I've been caught lately in what Madeline's TAG teacher from last year calls "the nap trap." Baby #1 takes her morning nap, then she wakes up and it is time for Baby #2 to take her nap, and then when she wakes up, it is time for Baby #1 to take her second nap of the day. Then when Baby #1 wakes up from her second nap, Older Sisters #1 and #2 race inside the house tired, hungry, and scared of the neighbor's dog chasing them all the way up to the front door. (Hey, I'm scared, too.)
Let's just say that this cabin fever this week has been making me a little bit of a monster. I wish I were in the tropics, maybe lying on the beach wearing an outfit like this . . .
. . . catching up on a good Junie B. Jones book like Madeline is. (Or maybe she could wear this outfit as she gets off the bus. That'll really scare the dog!)
We have been holding mandatory exercise sessions for the girls each day to give them (and me) some much-needed energy expenditure. Monday night, though, they just about did me in, and all I wanted to do was sit on the recliner and tell everyone to stay away and not bother me. But . . . it was FHE, so I had to interact. ha ha! This is a funny post. But it's the truth. You are supposed to interact with your family on FHE night. And . . . I wasn't in the mood. But I participated.
I finally cracked a smile when this action started going on:
It usually goes down like this: the girls line up in the kitchen back by the table, they run full-force to the couch, and when they reach the arm of the couch, they jump up and flip over, landing on the cushions. Then they run around the kitchen island back to their place in line.
Choobies always bonks against the arm of the couch and is stuck in mid-air, never quite flipping over the top because she is too short to make it over. She always laughs, looks at Dallas and me with an expression of, "How did that happen again?" and then she runs back for more of the same thing.
Madeline always splats on top of the arm because she isn't a natural flipper. She gets her face stuck in the cushions mid-splat and never makes it over either. She'll kind of roll off sideways if she makes it over at all and then looks at us with an expression of, "Oh well. I'll go back and try again," and then she repeats the same move every time. Run, run, run, run, half-flip, bonk, splat, r-o-l-l off, run, run, run. It's hilarious.
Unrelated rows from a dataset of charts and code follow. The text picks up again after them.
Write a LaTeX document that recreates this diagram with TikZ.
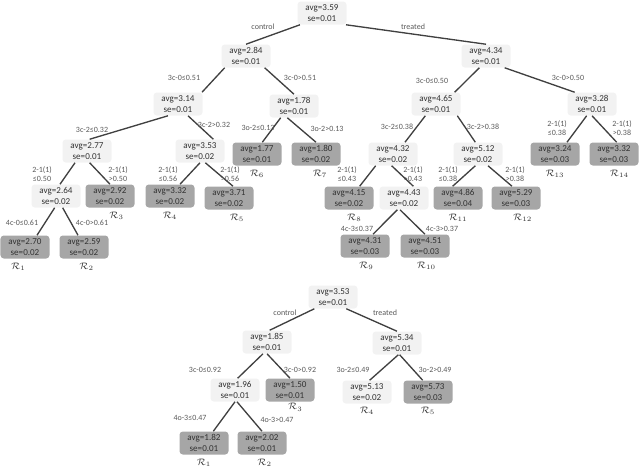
\documentclass[tikz,border=0pt]{standalone}
\usepackage{fontspec}
\setmainfont{Carlito}
\usetikzlibrary{positioning}
\definecolor{splitfill}{HTML}{F2F2F2}
\definecolor{leaffill}{HTML}{A6A6A6}
\definecolor{ink}{HTML}{333333}
\definecolor{cutgray}{HTML}{595959}
\definecolor{wire}{HTML}{404040}
\tikzset{
  split/.style={rectangle, fill=splitfill, text=ink, rounded corners=2.5pt, align=center, minimum width=36.75pt, minimum height=17.25pt, inner sep=0pt, font=\fontsize{6.8}{8.2}\selectfont},
  leaf/.style={split, fill=leaffill},
  cut/.style={text=cutgray, align=center, inner sep=0pt, font=\fontsize{6}{7}\selectfont},
  region/.style={text=ink, inner sep=0pt, font=\fontsize{7}{8}\selectfont},
  branch/.style={draw=wire, line width=1pt},
}

\begin{document}
\begin{tikzpicture}[x=0.75pt, y=-0.75pt]
  \useasboundingbox (0,0) rectangle (640,469);
  % upper tree
  \node[split] (root) at (322,13) {avg=3.59\\se=0.01};
  \node[split] (n284) at (246,56) {avg=2.84\\se=0.01};
  \node[split] (n434) at (486,56) {avg=4.34\\se=0.01};
  \node[split] (n314) at (178,104) {avg=3.14\\se=0.01};
  \node[split] (n178) at (294,106) {avg=1.78\\se=0.01};
  \node[split] (n465) at (436,104) {avg=4.65\\se=0.01};
  \node[split] (n328) at (592,104) {avg=3.28\\se=0.01};
  \node[split] (n277) at (87,151) {avg=2.77\\se=0.01};
  \node[split] (n353) at (200,151) {avg=3.53\\se=0.02};
  \node[leaf] (r6) at (257,154) {avg=1.77\\se=0.01};
  \node[leaf] (r7) at (316,154) {avg=1.80\\se=0.02};
  \node[split] (n432) at (393,154) {avg=4.32\\se=0.02};
  \node[split] (n512) at (478,154) {avg=5.12\\se=0.02};
  \node[leaf] (r13) at (555,154) {avg=3.24\\se=0.03};
  \node[leaf] (r14) at (614,154) {avg=3.32\\se=0.03};
  \node[split] (n264) at (56,196) {avg=2.64\\se=0.02};
  \node[leaf] (r3) at (110,196) {avg=2.92\\se=0.02};
  \node[leaf] (r4) at (170,196) {avg=3.32\\se=0.02};
  \node[leaf] (r5) at (229,198) {avg=3.71\\se=0.02};
  \node[leaf] (r8) at (349,198) {avg=4.15\\se=0.02};
  \node[split] (n443) at (404,198) {avg=4.43\\se=0.02};
  \node[leaf] (r11) at (458,198) {avg=4.86\\se=0.04};
  \node[leaf] (r12) at (516,198) {avg=5.29\\se=0.03};
  \node[leaf] (r1) at (25,247) {avg=2.70\\se=0.02};
  \node[leaf] (r2) at (84,247) {avg=2.59\\se=0.02};
  \node[leaf] (r9) at (365,246) {avg=4.31\\se=0.03};
  \node[leaf] (r10) at (425,246) {avg=4.51\\se=0.03};

  \draw[branch] ([xshift=-16.5pt]root.south) -- (n284.north);
  \draw[branch] ([xshift=18pt]root.south) -- (n434.north);
  \draw[branch] ([xshift=-16pt]n284.south) -- ([xshift=18pt]n314.north);
  \draw[branch] ([xshift=14pt]n284.south) -- (n178.north);
  \draw[branch] ([xshift=-7.5pt]n314.south) -- ([xshift=2pt]n277.north);
  \draw[branch] ([xshift=7.5pt]n314.south) -- ([xshift=10pt]n353.north);
  \draw[branch] ([xshift=-5pt]n434.south) -- ([xshift=14pt]n465.north);
  \draw[branch] ([xshift=14pt]n434.south) -- ([xshift=-13pt]n328.north);
  \draw[branch] ([xshift=-4pt]n328.south) -- ([xshift=9pt]r13.north);
  \draw[branch] (n328.south) -- ([xshift=2pt]r14.north);
  \draw[branch] ([xshift=-9pt]n277.south) -- ([xshift=3pt]n264.north);
  \draw[branch] ([xshift=2pt]n277.south) -- (r3.north);
  \draw[branch] ([xshift=-1pt]n264.south) -- ([xshift=9pt]r1.north);
  \draw[branch] ([xshift=5pt]n264.south) -- ([xshift=-4.5pt]r2.north);
  \draw[branch] (n353.south) -- ([xshift=7.5pt]r4.north);
  \draw[branch] ([xshift=4pt]n353.south) -- ([xshift=3pt]r5.north);
  \draw[branch] ([xshift=-10pt]n178.south) -- ([xshift=4pt]r6.north);
  \draw[branch] ([xshift=-5pt]n178.south) -- (r7.north);
  \draw[branch] ([xshift=-8pt]n465.south) -- ([xshift=9pt]n432.north);
  \draw[branch] ([xshift=16pt]n465.south) -- ([xshift=-2pt]n512.north);
  \draw[branch] ([xshift=-13pt]n432.south) -- ([xshift=8pt]r8.north);
  \draw[branch] ([xshift=-1pt]n432.south) -- ([xshift=7pt]n443.north);
  \draw[branch] ([xshift=-2pt]n512.south) -- ([xshift=-4pt]r11.north);
  \draw[branch] ([xshift=7.5pt]n512.south) -- ([xshift=-3pt]r12.north);
  \draw[branch] ([xshift=-5pt]n443.south) -- ([xshift=6pt]r9.north);
  \draw[branch] ([xshift=-3pt]n443.south) -- (r10.north);

  \node[cut] (c1) at (263,27) {control};
  \node[cut] (c2) at (413,27) {treated};
  \node[cut] (c3) at (184,78) {3c-0≤0.51};
  \node[cut] (c4) at (300,78) {3c-0>0.51};
  \node[cut] (c5) at (92,130) {3c-2≤0.32};
  \node[cut] (c6) at (214,125) {3c-2>0.32};
  \node[cut] (c7) at (432,81) {3c-0≤0.50};
  \node[cut] (c8) at (568,78) {3c-0>0.50};
  \node[cut] (c9) at (258,128) {3o-2≤0.13};
  \node[cut] (c10) at (327,129) {3o-2>0.13};
  \node[cut] (c11) at (397,127) {3c-2≤0.38};
  \node[cut] (c12) at (483,127) {3c-2>0.38};
  \node[cut] (c13) at (557,128) {2-1(1)\\≤0.38};
  \node[cut] (c14) at (622,128) {2-1(1)\\>0.38};
  \node[cut] (c15) at (42,174) {2-1(1)\\≤0.50};
  \node[cut] (c16) at (118,174) {2-1(1)\\>0.50};
  \node[cut] (c17) at (168,174) {2-1(1)\\≤0.56};
  \node[cut] (c18) at (230,174) {2-1(1)\\>0.56};
  \node[cut] (c19) at (347,174) {2-1(1)\\≤0.43};
  \node[cut] (c20) at (413,174) {2-1(1)\\>0.43};
  \node[cut] (c21) at (448,174) {2-1(1)\\≤0.38};
  \node[cut] (c22) at (515,174) {2-1(1)\\>0.38};
  \node[cut] (c23) at (22,223) {4c-0≤0.61};
  \node[cut] (c24) at (92,223) {4c-0>0.61};
  \node[cut] (c25) at (357,229) {4c-3≤0.37};
  \node[cut] (c26) at (442,229) {4c-3>0.37};

  \node[region, below=3pt of r1, xshift=-5pt] (R1) {$\mathcal{R}_1$};
  \node[region, below=3pt of r2, xshift=2pt] (R2) {$\mathcal{R}_2$};
  \node[region, below=3pt of r3, xshift=5pt] (R3) {$\mathcal{R}_3$};
  \node[region, below=3pt of r4] (R4) {$\mathcal{R}_4$};
  \node[region, below=3pt of r5, xshift=6pt] (R5) {$\mathcal{R}_5$};
  \node[region, below=3pt of r6] (R6) {$\mathcal{R}_6$};
  \node[region, below=3pt of r7, xshift=3pt] (R7) {$\mathcal{R}_7$};
  \node[region, below=3pt of r8, xshift=4pt] (R8) {$\mathcal{R}_8$};
  \node[region, below=3pt of r9, xshift=1pt] (R9) {$\mathcal{R}_9$};
  \node[region, below=3pt of r10, xshift=1pt] (R10) {$\mathcal{R}_{10}$};
  \node[region, below=3pt of r11] (R11) {$\mathcal{R}_{11}$};
  \node[region, below=3pt of r12, xshift=5pt] (R12) {$\mathcal{R}_{12}$};
  \node[region, below=3pt of r13] (R13) {$\mathcal{R}_{13}$};
  \node[region, below=3pt of r14, xshift=4pt] (R14) {$\mathcal{R}_{14}$};

  % lower tree
  \node[split] (b353) at (333,297) {avg=3.53\\se=0.01};
  \node[split] (b185) at (267,342) {avg=1.85\\se=0.01};
  \node[split] (b534) at (397,343) {avg=5.34\\se=0.01};
  \node[split] (b196) at (235,390) {avg=1.96\\se=0.01};
  \node[leaf] (s3) at (290,390) {avg=1.50\\se=0.01};
  \node[split] (s4) at (367,392) {avg=5.13\\se=0.02};
  \node[leaf] (s5) at (428,392) {avg=5.73\\se=0.03};
  \node[leaf] (s1) at (204,443) {avg=1.82\\se=0.01};
  \node[leaf] (s2) at (262,443) {avg=2.02\\se=0.01};

  \draw[branch] ([xshift=-14pt]b353.south) -- ([xshift=2pt]b185.north);
  \draw[branch] ([xshift=10pt]b353.south) -- (b534.north);
  \draw[branch] ([xshift=-3pt]b185.south) -- ([xshift=2pt]b196.north);
  \draw[branch] (b185.south) -- (s3.north);
  \draw[branch] (b196.south) -- ([xshift=7pt]s1.north);
  \draw[branch] ([xshift=1.5pt]b196.south) -- (s2.north);
  \draw[branch] ([xshift=1pt]b534.south) -- ([xshift=2pt]s4.north);
  \draw[branch] ([xshift=2pt]b534.south) -- ([xshift=-4pt]s5.north);

  \node[cut] (d1) at (285,313) {control};
  \node[cut] (d2) at (385,313) {treated};
  \node[cut] (d3) at (205,370) {3c-0≤0.92};
  \node[cut] (d4) at (300,370) {3c-0>0.92};
  \node[cut] (d5) at (190,418) {4o-3≤0.47};
  \node[cut] (d6) at (277,420) {4o-3>0.47};
  \node[cut] (d7) at (353,370) {3o-2≤0.49};
  \node[cut] (d8) at (435,370) {3o-2>0.49};

  \node[region, below=3pt of s1] (S1) {$\mathcal{R}_1$};
  \node[region, below=3pt of s2, xshift=2pt] (S2) {$\mathcal{R}_2$};
  \node[region, below=1pt of s3, xshift=4pt] (S3) {$\mathcal{R}_3$};
  \node[region, below=2pt of s4] (S4) {$\mathcal{R}_4$};
  \node[region, below=2pt of s5] (S5) {$\mathcal{R}_5$};
\end{tikzpicture}
\end{document}
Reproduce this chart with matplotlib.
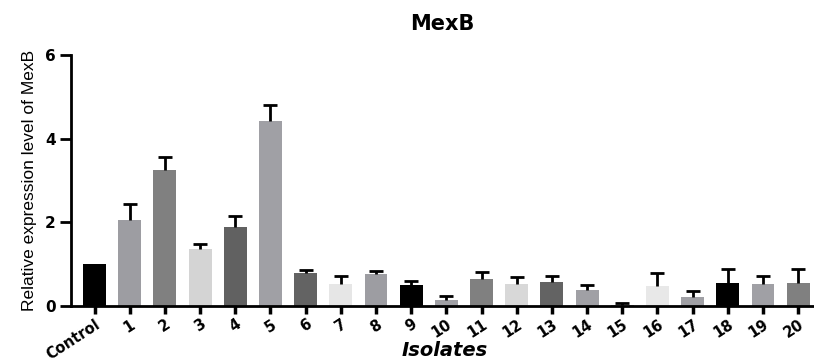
import matplotlib
matplotlib.use("Agg")
import matplotlib.pyplot as plt
import matplotlib.transforms as mtransforms
import numpy as np

categories = ["Control"] + [str(i) for i in range(1, 21)]
values = [1.0, 2.05, 3.25, 1.36, 1.88, 4.43, 0.78, 0.51, 0.75, 0.49,
          0.14, 0.63, 0.51, 0.58, 0.37, 0.01, 0.47, 0.20, 0.54, 0.51, 0.54]
err_top = [1.0, 2.43, 3.55, 1.48, 2.15, 4.79, 0.86, 0.70, 0.83, 0.60,
           0.23, 0.81, 0.68, 0.72, 0.50, 0.07, 0.79, 0.35, 0.87, 0.71, 0.87]
colors = ["#000000", "#9d9da2", "#808080", "#d4d4d4", "#616161", "#a0a0a5",
          "#636363", "#e6e6e6", "#9d9da2", "#000000", "#a0a0a5", "#808080",
          "#d8d8d8", "#636363", "#a0a0a5", "#a0a0a5", "#e8e8e8", "#a0a0a5",
          "#000000", "#a0a0a5", "#808080"]
yticks = [0, 2, 4, 6]

errs = [max(t - v, 0) for t, v in zip(err_top, values)]

fig = plt.figure(figsize=(8.14, 3.61), dpi=100)
ax = fig.add_axes([0.0872, 0.153, 0.9128, 0.695])

x = np.arange(len(categories))
ax.bar(x, values, width=0.65, color=colors, edgecolor="none", zorder=2)
show = [e > 0 for e in errs]
xe = x[show]
ve = np.array(values)[show]
ee = np.array(errs)[show]
eb = ax.errorbar(xe, ve, yerr=[np.zeros(len(ee)), ee], fmt="none", ecolor="black",
                 elinewidth=2, capsize=5, capthick=2, zorder=3)
caps = eb[1]
if len(caps) >= 1:
    caps[0].set_visible(False)

ax.set_xlim(-0.67, 20.45)
ax.set_ylim(0, 6)
ax.set_yticks(yticks)
ax.set_yticklabels([str(t) for t in yticks], fontsize=11, fontweight="bold",
                   family="DejaVu Sans")
ax.set_xticks(x)
ax.set_xticklabels(categories, rotation=33, ha="right", rotation_mode="anchor",
                   fontsize=10.5, fontweight="bold", family="DejaVu Sans")
offset = mtransforms.ScaledTranslation(8 / 100, 3 / 100, fig.dpi_scale_trans)
for lab in ax.get_xticklabels():
    lab.set_transform(lab.get_transform() + offset)

for s in ["top", "right"]:
    ax.spines[s].set_visible(False)
for s in ["left", "bottom"]:
    ax.spines[s].set_linewidth(2)
ax.tick_params(axis="x", direction="out", length=6, width=2.5, pad=2)
ax.tick_params(axis="y", direction="out", length=8, width=2, pad=3)

ax.set_ylabel("Relative expression level of MexB", fontsize=12.5,
              family=["Liberation Sans Narrow", "Liberation Sans", "DejaVu Sans"],
              labelpad=6)
ax.set_xlabel("Isolates", fontsize=14, fontweight="bold", style="italic",
              family="DejaVu Sans", va="center")
ax.xaxis.set_label_coords(0.503, -0.18)
ax.set_title("MexB", fontsize=15, fontweight="bold", family="DejaVu Sans", pad=18)

fig.savefig("out.png", dpi=100)
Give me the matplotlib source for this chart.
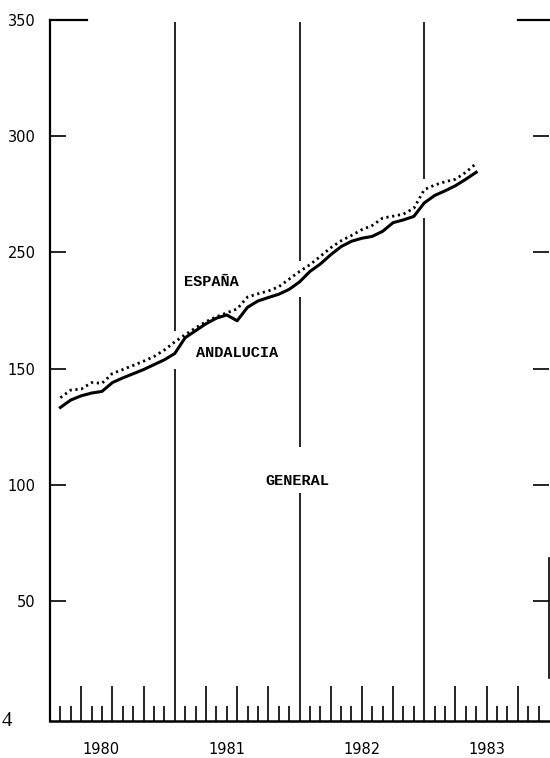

Madeline's moves would make the grouchiest mom crack a smile.
Now Raleigh is in an element all her own. She has enough creative and physical and mental energy to make your hair stand on end. Which ours sometimes does when we are with her, but we love our little firecracker girl. She runs and runs and runs and does a beautiful flip or some other athletic move with grace and agility. And most of it is an "accident." A "did you see what I just did - I didn't even mean to!" kind-of-a-move. It's all so very entertaining.
Enjoy the blurriness of it all:
It lasted for 20 minutes. We timed them to see how long they could go. It was very impressive.
And thank you, Georgia, for the 60-degree weather this weekend. I really needed that.